Peut-être sommes-nous muets ou incapables de parler correctement parce que nos cœurs n’arrivent pas à confesser nos fautes, à partager nos soucis, nos peurs. Mais Jésus a pris cet homme à part et l’a saisi au plus profond de lui-même. Il a été soulagé, guéri, libéré, sauvé.

Aujourd’hui levons les yeux et entendons ce que Jésus nous dit : Je ne t’ai pas donné des oreilles pour être sourd, je ne t’ai pas donné une bouche pour bredouiller… Ouvre-toi car je veux me servir de toi pour que vive l’Évangile !

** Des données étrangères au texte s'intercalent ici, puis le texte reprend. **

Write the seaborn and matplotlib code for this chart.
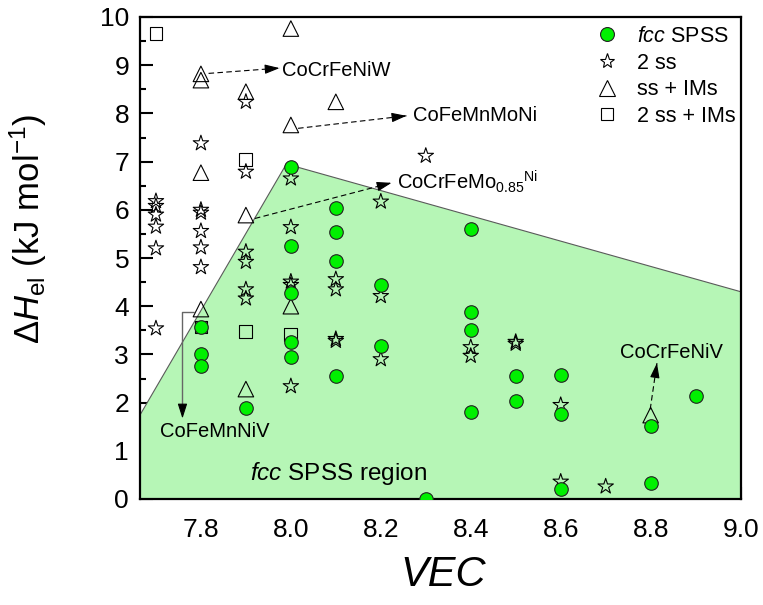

Que nos oreilles s’ouvrent à la Parole de Dieu, aux autres, à nous mêmes. Que nos gestes nous rapprochent et qu’ils soient pour tous bénédiction.

Frédéric Verspeeten

 

 

 

 

 

Marc 7, 31 à 37

31 Jésus quitta le territoire de Tyr, et revint par Sidon vers la mer de Galilée, en traversant le pays de la Décapole.
32 On
lui amena un sourd, qui avait de la difficulté à parler, et on le pria de lui imposer les mains.
33 Il le prit à part loin de la foule, lui mit les doigts dans les oreilles, et lui toucha la langue avec sa propre salive;
34 puis, levant les yeux au ciel, il soupira, et dit: Éphphatha, c'est-à-dire, ouvre-toi.
35 Aussitôt ses oreilles s'ouvrirent, sa langue se délia, et il parla très bien.
36 Jésus leur recommanda de n'en parler à personne; mais plus il le leur recommanda, plus ils le publièrent.
37 Ils étaient dans le plus grand étonnement, et disaient: Il fait tout à merveille; même il fait entendre les sourds, et parler les muets.